According to the outlet, the police suspect that information about pending preliminary investigations may be reaching suspects from the migration office. Officials, probing forced entries, reportedly received indications that serial criminals had been tipped off about police operations in advance.
The German police issued a nationwide warning about security vulnerabilities in Berlin’s immigration office only in June after blank documents and an approval seal had been stolen over the Easter weekend. Following the break-in, fake residence permits and "washed" passports had been discovered. Apart from the Easter break-in, a similar incident took place in October 2017. According to another German outlet Bild, which first reported about the letter, a total of 20,000 documents were lost.
As the German government revealed in response to a request by lawmaker from the party Alternative for Germany Martin Sichert this August, they have "evidence of illegal trade” in documents, stolen blank forms as well as “findings on pseudo-legalisation”. Such documents can help to trick the German authorities into giving social allowances and child benefits.
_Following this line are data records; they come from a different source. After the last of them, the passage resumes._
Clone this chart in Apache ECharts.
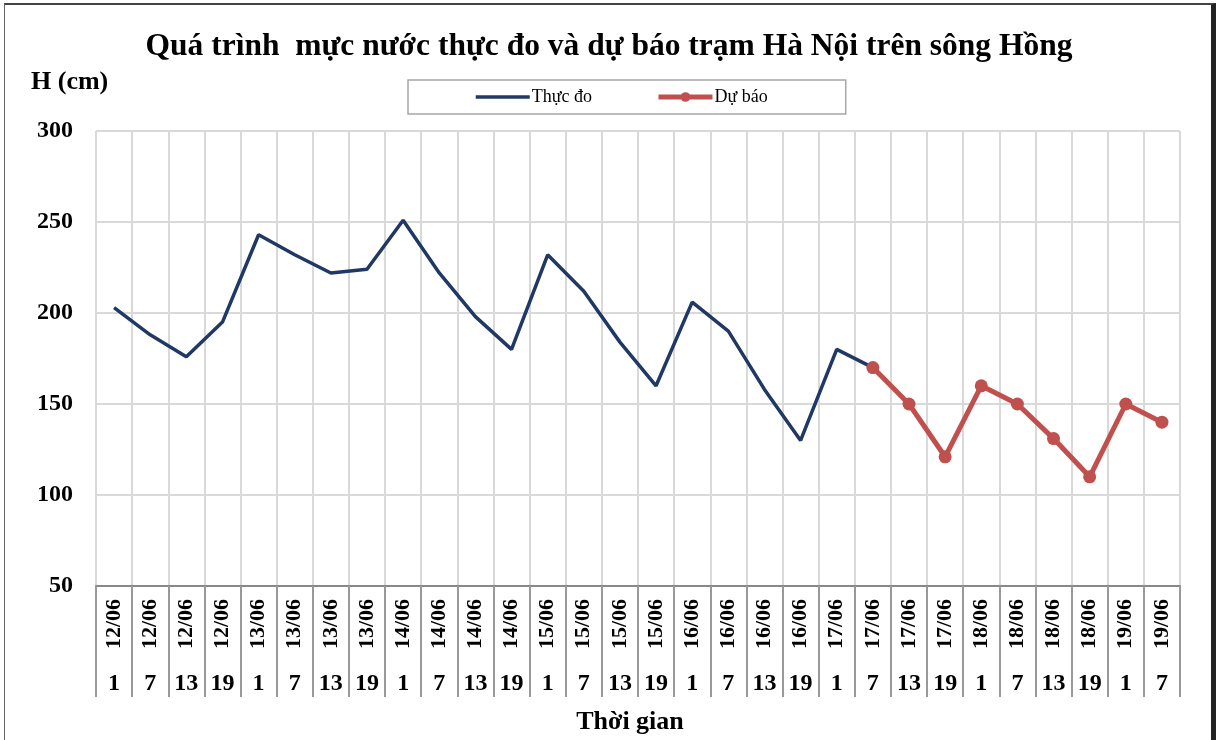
<!doctype html>
<html>
<head>
<meta charset="utf-8">
<title>Mực nước Hà Nội</title>
<script src="https://cdn.jsdelivr.net/npm/echarts@6/dist/echarts.min.js"></script>
<style>
  html, body { margin: 0; padding: 0; background: #fff; }
  #frame {
    position: absolute; left: 4px; top: 3px; width: 1206px; height: 745px;
    border-top: 2px solid #444; border-left: 1px solid #666; border-right: 5px solid #222;
  }
  #chart { position: absolute; left: 0; top: 0; width: 1218px; height: 740px; }
</style>
</head>
<body>
<div id="frame"></div>
<div id="chart"></div>
<script>
// ngày / giờ của từng lần đo
var dates = ['12/06','12/06','12/06','12/06','13/06','13/06','13/06','13/06',
             '14/06','14/06','14/06','14/06','15/06','15/06','15/06','15/06',
             '16/06','16/06','16/06','16/06','17/06','17/06','17/06','17/06',
             '18/06','18/06','18/06','18/06','19/06','19/06'];
var hours = ['1','7','13','19','1','7','13','19','1','7','13','19','1','7','13','19',
             '1','7','13','19','1','7','13','19','1','7','13','19','1','7'];
// thực đo: 12/06 1h -> 17/06 7h
var observed = [203,188,176,195,243,232,222,224,251,222,198,180,232,212,184,160,
                206,190,158,130,180,170];
// dự báo: 17/06 7h -> 19/06 7h
var forecast = [170,150,121,160,150,131,110,150,140];
var yTicks = [50,100,150,200,250,300];

var serif = "'Liberation Serif', 'Times New Roman', serif";

var obsData = [], fcData = [];
for (var i = 0; i < dates.length; i++) {
  obsData.push(i < observed.length ? observed[i] : null);
  var k = i - (dates.length - forecast.length);
  fcData.push(k >= 0 ? forecast[k] : null);
}

var myChart = echarts.init(document.getElementById('chart'));
var option = {
  animation: false,
  title: [{
    text: 'Quá trình  mực nước thực đo và dự báo trạm Hà Nội trên sông Hồng',
    left: 'center', top: 26,
    textStyle: { fontFamily: serif, fontWeight: 'bold', fontSize: 31.5, color: '#000' }
  }, {
    text: 'H (cm)', left: 26, top: 64,
    textStyle: { fontFamily: serif, fontWeight: 'bold', fontSize: 26, color: '#000' }
  }],
  legend: {
    left: 408, top: 80,
    padding: [8, 78, 8, 66],
    itemGap: 64, itemWidth: 54, itemHeight: 12,
    borderColor: '#a6a6a6', borderWidth: 1.5,
    textStyle: { fontFamily: serif, fontSize: 18, color: '#000', padding: [0, 0, 0, -3] },
    data: [
      { name: 'Thực đo', itemStyle: { opacity: 0 }, lineStyle: { width: 3.5 } },
      { name: 'Dự báo', lineStyle: { width: 5 } }
    ]
  },
  grid: { left: 96, right: 38, top: 131, bottom: 154, outerBoundsMode: 'none' },
  xAxis: [{
    type: 'category', data: dates, boundaryGap: true,
    axisLine: { lineStyle: { color: '#888', width: 2 } },
    axisTick: { show: true, interval: 0, length: 111, lineStyle: { color: '#999', width: 2 } },
    axisLabel: { interval: 0, rotate: 90, margin: 13, fontFamily: serif, fontWeight: 'bold',
                 fontSize: 22, color: '#000' },
    splitLine: { show: true, interval: 0, lineStyle: { color: '#d9d9d9', width: 2 } }
  }, {
    type: 'category', data: hours, position: 'bottom', offset: 80,
    axisLine: { show: false }, axisTick: { show: false }, splitLine: { show: false },
    axisLabel: { interval: 0, margin: 6, fontFamily: serif, fontWeight: 'bold',
                 fontSize: 24, color: '#000' },
    name: 'Thời gian', nameLocation: 'middle', nameGap: 43,
    nameTextStyle: { fontFamily: serif, fontWeight: 'bold', fontSize: 26, color: '#000',
                     padding: [0, 16, 0, 0] }
  }],
  yAxis: {
    type: 'value', min: yTicks[0], max: yTicks[yTicks.length - 1], interval: 50,
    axisLine: { show: false }, axisTick: { show: false },
    axisLabel: { margin: 23, fontFamily: serif, fontWeight: 'bold', fontSize: 24, color: '#000' },
    splitLine: { lineStyle: { color: '#d9d9d9', width: 2 } }
  },
  series: [{
    name: 'Thực đo', type: 'line', data: obsData,
    symbol: 'none', connectNulls: false,
    lineStyle: { color: '#1f3864', width: 3.5 },
    itemStyle: { color: '#1f3864' }
  }, {
    name: 'Dự báo', type: 'line', data: fcData,
    symbol: 'circle', symbolSize: 13,
    lineStyle: { color: '#c0504d', width: 5 },
    itemStyle: { color: '#c0504d' }
  }]
};
myChart.setOption(option);
</script>
</body>
</html>
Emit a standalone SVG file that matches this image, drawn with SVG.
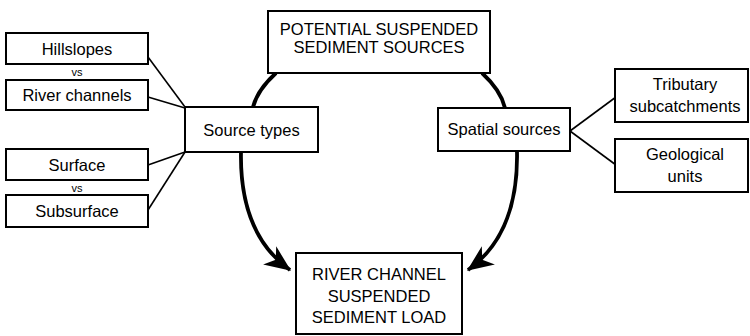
<svg xmlns="http://www.w3.org/2000/svg" width="750" height="336" viewBox="0 0 750 336">
<style>
.box{fill:#fff;stroke:#000;stroke-width:2}
.t{font-family:"Liberation Sans",Arial,sans-serif;font-size:16.5px;fill:#000;text-anchor:middle}
.vs{font-family:"Liberation Sans",Arial,sans-serif;font-size:11px;fill:#000;text-anchor:middle}
.thin{fill:none;stroke:#000;stroke-width:1.6}
.thick{fill:none;stroke:#000;stroke-width:3.8}
</style>
<defs>
<marker id="ah" markerUnits="userSpaceOnUse" markerWidth="30" markerHeight="30" viewBox="-22 -11 24 22" refX="0" refY="0" orient="auto">
<path d="M1,0 L-20,-9 L-14,0 L-20,9 Z" fill="#000"/>
</marker>
</defs>
<g id="connectors">
<line class="thin" x1="148" y1="57" x2="185" y2="107"/>
<line class="thin" x1="148" y1="97" x2="185" y2="108"/>
<line class="thin" x1="148" y1="165" x2="185" y2="152"/>
<line class="thin" x1="148" y1="210" x2="185" y2="152"/>
<line class="thin" x1="570" y1="131" x2="616" y2="97"/>
<line class="thin" x1="570" y1="131" x2="616" y2="165"/>
<path class="thick" d="M276,73 C264,84 256,95 253,107"/>
<path class="thick" d="M482,73 C494,84 502,95 505,108"/>
<path class="thick" d="M241,152 C240,205 255,245 290,270" marker-end="url(#ah)"/>
<path class="thick" d="M517,152 C518,205 503,245 468,270" marker-end="url(#ah)"/>
</g>
<g id="top">
<rect class="box" x="268" y="11" width="222" height="62"/>
<text class="t" x="379" y="35">POTENTIAL SUSPENDED</text>
<text class="t" x="379" y="53">SEDIMENT SOURCES</text>
</g>
<g id="hillslopes">
<rect class="box" x="6" y="33" width="142" height="31"/>
<text class="t" x="77" y="55">Hillslopes</text>
</g>
<text class="vs" x="77" y="76">vs</text>
<g id="river-channels">
<rect class="box" x="6" y="80" width="142" height="30"/>
<text class="t" x="77" y="101">River channels</text>
</g>
<g id="surface">
<rect class="box" x="6" y="149" width="142" height="31"/>
<text class="t" x="77" y="171">Surface</text>
</g>
<text class="vs" x="77" y="192">vs</text>
<g id="subsurface">
<rect class="box" x="6" y="195" width="142" height="32"/>
<text class="t" x="77" y="217">Subsurface</text>
</g>
<g id="source-types">
<rect class="box" x="185" y="107" width="133" height="45"/>
<text class="t" x="251.5" y="135.5">Source types</text>
</g>
<g id="spatial-sources">
<rect class="box" x="438" y="108" width="132" height="43"/>
<text class="t" x="504" y="135">Spatial sources</text>
</g>
<g id="tributary">
<rect class="box" x="615" y="69" width="133" height="53"/>
<text class="t" x="685" y="90">Tributary</text>
<text class="t" x="685" y="112">subcatchments</text>
</g>
<g id="geological">
<rect class="box" x="615" y="139" width="133" height="53"/>
<text class="t" x="685" y="160">Geological</text>
<text class="t" x="685" y="182">units</text>
</g>
<g id="load">
<rect class="box" x="296" y="253" width="166" height="81"/>
<text class="t" x="379" y="280">RIVER CHANNEL</text>
<text class="t" x="379" y="302">SUSPENDED</text>
<text class="t" x="379" y="323">SEDIMENT LOAD</text>
</g>
</svg>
In addition, stolen residency permits can be used for “white-washing” documents, as Die Welt points out. The scheme looks like this: a migrant buys a stolen blank residency permit, sticks it to his/her passport, then damages the latter and goes to his/her home country’s embassy to get a new identity document. Then, he or she goes to a German immigration office and applies for the renewal of the residence permit that was supposedly in the old passport. Thus, with the document officially issued by a German authority, the permit is "legitimised", as the police reportedly pointed out.